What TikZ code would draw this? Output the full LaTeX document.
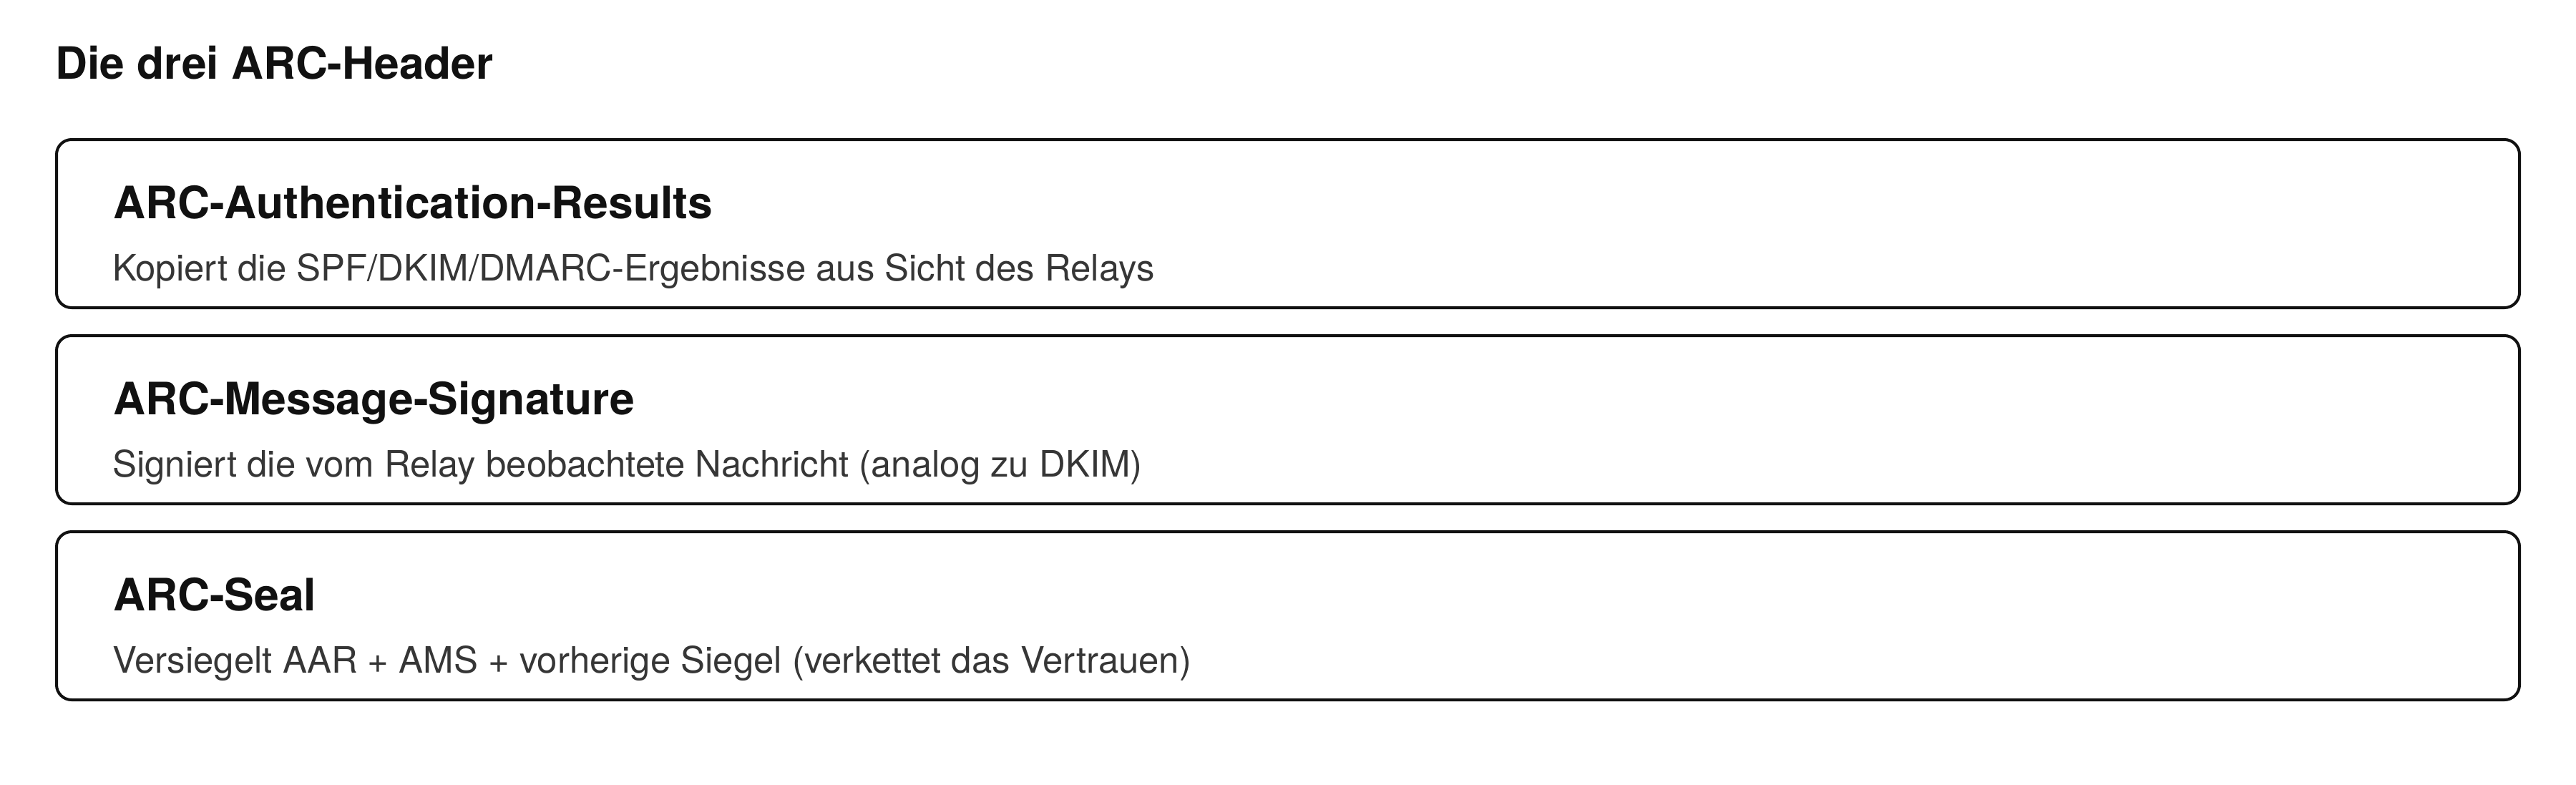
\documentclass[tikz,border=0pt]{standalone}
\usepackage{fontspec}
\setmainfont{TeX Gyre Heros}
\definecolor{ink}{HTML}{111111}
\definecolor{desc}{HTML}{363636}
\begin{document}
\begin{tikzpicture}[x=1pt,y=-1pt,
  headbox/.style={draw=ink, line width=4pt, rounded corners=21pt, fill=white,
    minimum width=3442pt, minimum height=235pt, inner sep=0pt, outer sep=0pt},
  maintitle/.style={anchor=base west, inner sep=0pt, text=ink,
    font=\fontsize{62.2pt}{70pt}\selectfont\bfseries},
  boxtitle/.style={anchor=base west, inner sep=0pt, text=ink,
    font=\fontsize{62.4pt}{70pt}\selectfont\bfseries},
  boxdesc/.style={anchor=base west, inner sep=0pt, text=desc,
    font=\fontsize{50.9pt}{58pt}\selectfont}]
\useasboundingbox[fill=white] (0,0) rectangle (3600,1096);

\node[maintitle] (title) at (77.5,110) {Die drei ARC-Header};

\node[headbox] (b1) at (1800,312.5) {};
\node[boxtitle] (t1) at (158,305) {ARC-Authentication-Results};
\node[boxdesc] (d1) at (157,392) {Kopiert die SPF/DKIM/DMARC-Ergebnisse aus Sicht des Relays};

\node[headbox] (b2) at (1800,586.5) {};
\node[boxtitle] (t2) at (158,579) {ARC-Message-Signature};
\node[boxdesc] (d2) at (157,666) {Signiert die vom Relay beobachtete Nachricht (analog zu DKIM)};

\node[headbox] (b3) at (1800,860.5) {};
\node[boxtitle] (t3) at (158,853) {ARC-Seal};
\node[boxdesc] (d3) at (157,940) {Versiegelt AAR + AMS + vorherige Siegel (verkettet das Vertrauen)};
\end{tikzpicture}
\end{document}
━━━━━━━━━━━━━━━━
--- Problem ---
Omit the pictures, then output the rest of the listing exactly.

--- Answer below ---
What TikZ code would draw this? Output the full LaTeX document.
\documentclass[tikz,border=0pt]{standalone}
\usepackage{fontspec}
\setmainfont{TeX Gyre Heros}
\definecolor{ink}{HTML}{111111}
\definecolor{desc}{HTML}{363636}
\begin{document}
\begin{tikzpicture}[x=1pt,y=-1pt,
  headbox/.style={draw=ink, line width=4pt, rounded corners=21pt, fill=white,
    minimum width=3442pt, minimum height=235pt, inner sep=0pt, outer sep=0pt},
  maintitle/.style={anchor=base west, inner sep=0pt, text=ink,
    font=\fontsize{62.2pt}{70pt}\selectfont\bfseries},
  boxtitle/.style={anchor=base west, inner sep=0pt, text=ink,
    font=\fontsize{62.4pt}{70pt}\selectfont\bfseries},
  boxdesc/.style={anchor=base west, inner sep=0pt, text=desc,
    font=\fontsize{50.9pt}{58pt}\selectfont}]
\useasboundingbox[fill=white] (0,0) rectangle (3600,1096);

\node[maintitle] (title) at (77.5,110) {Die drei ARC-Header};

\node[headbox] (b1) at (1800,312.5) {};
\node[boxtitle] (t1) at (158,305) {ARC-Authentication-Results};
\node[boxdesc] (d1) at (157,392) {Kopiert die SPF/DKIM/DMARC-Ergebnisse aus Sicht des Relays};

\node[headbox] (b2) at (1800,586.5) {};
\node[boxtitle] (t2) at (158,579) {ARC-Message-Signature};
\node[boxdesc] (d2) at (157,666) {Signiert die vom Relay beobachtete Nachricht (analog zu DKIM)};

\node[headbox] (b3) at (1800,860.5) {};
\node[boxtitle] (t3) at (158,853) {ARC-Seal};
\node[boxdesc] (d3) at (157,940) {Versiegelt AAR + AMS + vorherige Siegel (verkettet das Vertrauen)};
\end{tikzpicture}
\end{document}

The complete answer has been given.